Other outsiders who have persevered their way to success include Lauren Weisberger, whose book “The Devil Wears Prada” has been turned into a Meryl Streep movie that opens this weekend, and former Senatorial intern Jessica Cutler, whose risqué book “The Washingtonienne” has been optioned for an HBO series by Sarah Jessica Parker and her Pretty Matches production company.

“You can make great money as an author,” says Ford. “It is a combination of perseverence, hard work -- and, of course, luck!" And she knows of what she speaks: Not only has Ford written four top-selling self-help books herself -- her “Hot Chocolate for the Mystical Soul” made a number of best-sellers lists -- but her sister Debbie has had a New York Times best-seller as well.

"And we're working on getting my brother his own best-seller too," jokes Ford about her family's amazing book-selling success. (Her brother Mike Ford is a Texas-based trial consultant -- and that's the field that gave "Dr.
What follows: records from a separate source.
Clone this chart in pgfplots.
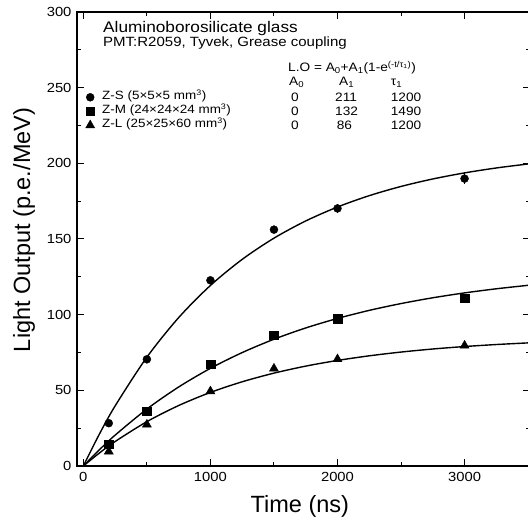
\documentclass[border=0pt]{standalone}
\usepackage{fontspec}
\setmainfont{Liberation Sans}
\newfontfamily\wfont[FakeStretch=1.12]{Liberation Sans}
\usepackage{pgfplots}
\usepackage{pgfplotstable}
\pgfplotsset{compat=1.18}

\pgfplotstableread{
t lo
0 0
125 20.87
250 39.69
500 71.91
750 98.05
1000 119.30
1250 136.54
1500 150.55
1750 161.92
2000 171.14
2250 178.64
2500 184.73
2750 189.67
3000 193.68
3250 196.94
3500 199.58
3520 199.8
}\fitS
\pgfplotstableread{
t lo
0 0
125 10.62
250 20.39
500 37.64
750 52.21
1000 64.53
1250 74.95
1500 83.77
1750 91.22
2000 97.51
2250 102.84
2500 107.34
2750 111.16
3000 114.38
3250 117.10
3500 119.40
3520 119.6
}\fitM
\pgfplotstableread{
t lo
0 0
125 8.51
250 16.18
500 29.31
750 39.96
1000 48.62
1250 55.65
1500 61.36
1750 66.00
2000 69.75
2250 72.81
2500 75.29
2750 77.31
3000 78.94
3250 80.27
3500 81.35
3520 81.43
}\fitL
\pgfplotstableread{
t lo err
200 28.3 1.5
500 70.5 1.5
1000 122.7 2
1500 156.2 2.5
2000 170.2 3
3000 189.9 3.5
}\dataS
\pgfplotstableread{
t lo
200 14.4
500 36.1
1000 67.2
1500 86.5
2000 97.3
3000 110.8
}\dataM
\pgfplotstableread{
t lo
200 9.6
500 27.4
1000 49.4
1500 64.4
2000 70.6
3000 79.6
}\dataL

\newcommand\smallfont{\wfont\fontsize{12}{14}\selectfont}
\newcommand\tabfont{\wfont\fontsize{12.2}{14}\selectfont}

\begin{document}
\begin{tikzpicture}
\begin{axis}[
  scale only axis, width=453pt, height=454pt,
  xmin=-50, xmax=3515, ymin=0, ymax=300,
  xtick={0,1000,2000,3000}, minor xtick={500,1500,2500},
  ytick={0,50,...,300}, minor ytick={25,75,...,275},
  tick align=inside, major tick length=7pt, minor tick length=4pt,
  axis line style={line width=1.3pt},
  every tick/.style={line width=1pt, black},
  /pgf/number format/assume math mode=true,
  /pgf/number format/set thousands separator={},
  tick label style={font=\wfont\fontsize{13.2}{15}\selectfont},
  xticklabel style={yshift=-3pt},
  yticklabel style={xshift=-2pt},
  xlabel={Time (ns)},
  ylabel={Light Output (p.e./MeV)},
  label style={font=\fontsize{23.5}{26}\selectfont},
  xlabel style={at={(rel axis cs:0.492,0)}, anchor=base, yshift=-46pt},
  ylabel style={at={(rel axis cs:-0.117,0.52)}, anchor=center},
  legend cell align=left,
  legend image code/.code={\draw[#1] plot coordinates {(0pt,0pt)};},
  legend style={draw=none, fill=none, at={(0.0188,0.828)}, anchor=north west,
    inner sep=0pt, row sep=0pt, font=\smallfont,
    nodes={inner xsep=7.5pt, inner ysep=0pt, text height=9.5pt, text depth=4.5pt}},
]
\addplot[only marks, mark=*, mark size=4pt, black,
  error bars/.cd, y dir=both, y explicit,
  error bar style={line width=1pt}, error mark=none]
  table[x=t, y=lo, y error=err] {\dataS};
\addlegendentry{Z-S (5×5×5 mm\textsuperscript{3})}
\addplot[only marks, mark=square*, mark size=4.3pt, black] table[x=t, y=lo] {\dataM};
\addlegendentry{Z-M (24×24×24 mm\textsuperscript{3})}
\addplot[only marks, mark=triangle*, mark size=5.2pt, black] table[x=t, y=lo] {\dataL};
\addlegendentry{Z-L (25×25×60 mm\textsuperscript{3})}
\addplot[black, line width=1.4pt, smooth, no marks, forget plot] table[x=t, y=lo] {\fitS};
\addplot[black, line width=1.4pt, smooth, no marks, forget plot] table[x=t, y=lo] {\fitM};
\addplot[black, line width=1.4pt, smooth, no marks, forget plot] table[x=t, y=lo] {\fitL};
\end{axis}
% annotations (pixel -> pt: x-77, 466-y)
\node[anchor=base west, inner sep=0pt, font=\wfont\fontsize{15.4}{17}\selectfont] at (26pt,433pt) {Aluminoborosilicate glass};
\node[anchor=base west, inner sep=0pt, font=\wfont\fontsize{13.4}{15}\selectfont] at (26pt,419pt) {PMT:R2059, Tyvek, Grease coupling};
\node[anchor=base west, inner sep=0pt, font=\tabfont] at (211pt,394pt) {L.O = A\textsubscript{0}+A\textsubscript{1}(1-e\textsuperscript{(-t/τ\textsubscript{1})})};
\node[anchor=base west, inner sep=0pt, font=\tabfont] at (212pt,380pt) {A\textsubscript{0}};
\node[anchor=base west, inner sep=0pt, font=\tabfont] at (262pt,380pt) {A\textsubscript{1}};
\node[anchor=base west, inner sep=0pt, font=\tabfont] at (313.7pt,380pt) {τ\textsubscript{1}};
\node[anchor=base west, inner sep=0pt, font=\tabfont] at (214pt,364.5pt) {0};
\node[anchor=base west, inner sep=0pt, font=\tabfont] at (214pt,350.5pt) {0};
\node[anchor=base west, inner sep=0pt, font=\tabfont] at (214pt,336.5pt) {0};
\node[anchor=base west, inner sep=0pt, font=\tabfont] at (258pt,364.5pt) {211};
\node[anchor=base west, inner sep=0pt, font=\tabfont] at (258pt,350.5pt) {132};
\node[anchor=base west, inner sep=0pt, font=\tabfont] at (259.7pt,336.5pt) {86};
\node[anchor=base west, inner sep=0pt, font=\tabfont] at (313.7pt,364.5pt) {1200};
\node[anchor=base west, inner sep=0pt, font=\tabfont] at (313.7pt,350.5pt) {1490};
\node[anchor=base west, inner sep=0pt, font=\tabfont] at (313.7pt,336.5pt) {1200};
\pgfresetboundingbox
\path[use as bounding box] (-77pt,-51pt) rectangle (451pt,466pt);
\end{tikzpicture}
\end{document}
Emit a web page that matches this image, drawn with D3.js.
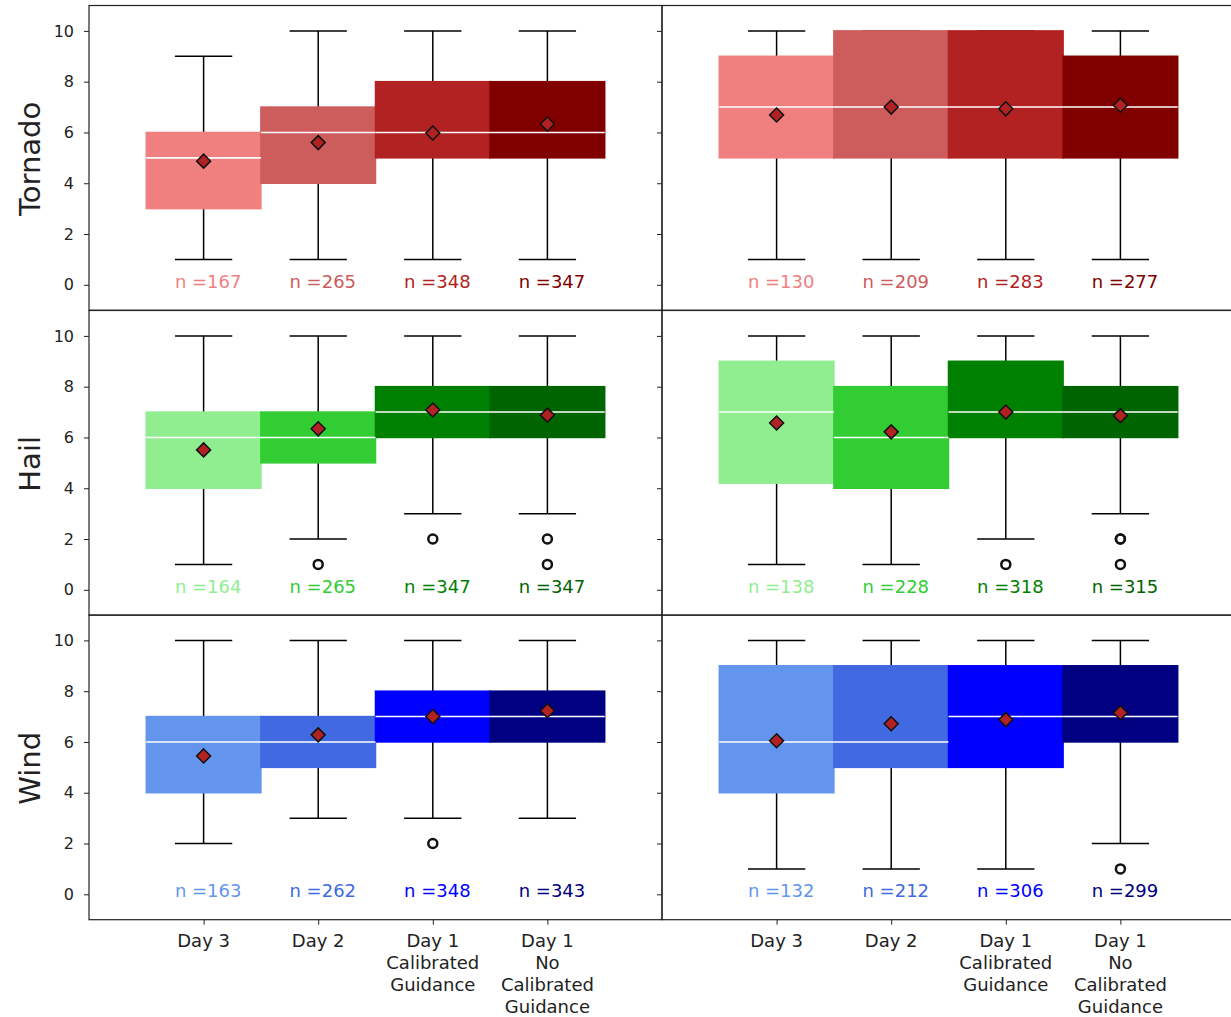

Phil" McGraw his big start.)

What do America’s would-be authors want to write about? Ford’s new survey gives us a few clues.

According to the survey, 23% of Americans say they have some hot sex tips they’d like to tell the country about in a book. “They must be taking a tip from the huge success of Jessica Cutler’s ‘Washingtonienne,’” says Ford.

And 40% of Americans say they’ve got some great recipes to share. “And that’s not a bad path either -- just look at Rachel Ray.”

According to the survey, 42% of Americans would write a work of fiction, such as a mystery or romance, while 32% would write a self-help book and 49% would write a work of non-fiction, like a cookbook or textbook. Almost two-thirds (59%) say they would probably write a book about an incident in their own lives. “Everyone has a story to tell,” says Ford.

But another book industry study released simultaneously by R.R. Bowker casts some clouds on America’s bright book writing future. For the first time since 1999, the number of new books is actually going down, according to Bowker.

According to the Bowker study on May 8, the number of new books and new editions of old works published last year dropped to 172,000, about 18,000 less than in 2004. Bowker is projecting declines in history, biography, children’s books, technology and even religion, supposedly one of the industry’s fastest growing categories.

“I don’t believe all their predictions, but the market for books has certainly become an incredibly competitive one, and doubly so for new authors without a built-in platform or audience for their product,” says Ford. “For years, the strategy was to put out everything you could, like throwing spaghetti against the wall and hoping something would stick. But not any more.”

What that means for would-be authors is they need to plan the book they want to write in the same way they would plan a new business. Ford’s website,, gives free tips on key facts potential authors should know – and even a video message from Ford herself.

And writing a book may have other great fringe benefits as well, says Ford: 42% of Americans say that writing a book would boost their self-esteem. “And 65% of Americans say they admire authors," says Ford. "In today’s crazy world, a little admiration and respect can go a long way.”

Overall, according to new figures just released May 18 by the Book Industry Study Group, American publishers generated net revenues of $34.6 billion in 2005, up 5.9 percent over the previous year, according to the report. The industry sold about 3.1 billion books in 2005, up 3.8 percent over 2004.

The strongest growth niches were juvenile books, which sold $3.34 billion in 2005, up 9.6 percent from a year earlier, and religious books, which sold $2.29 billion, up 8.1 percent from 2004.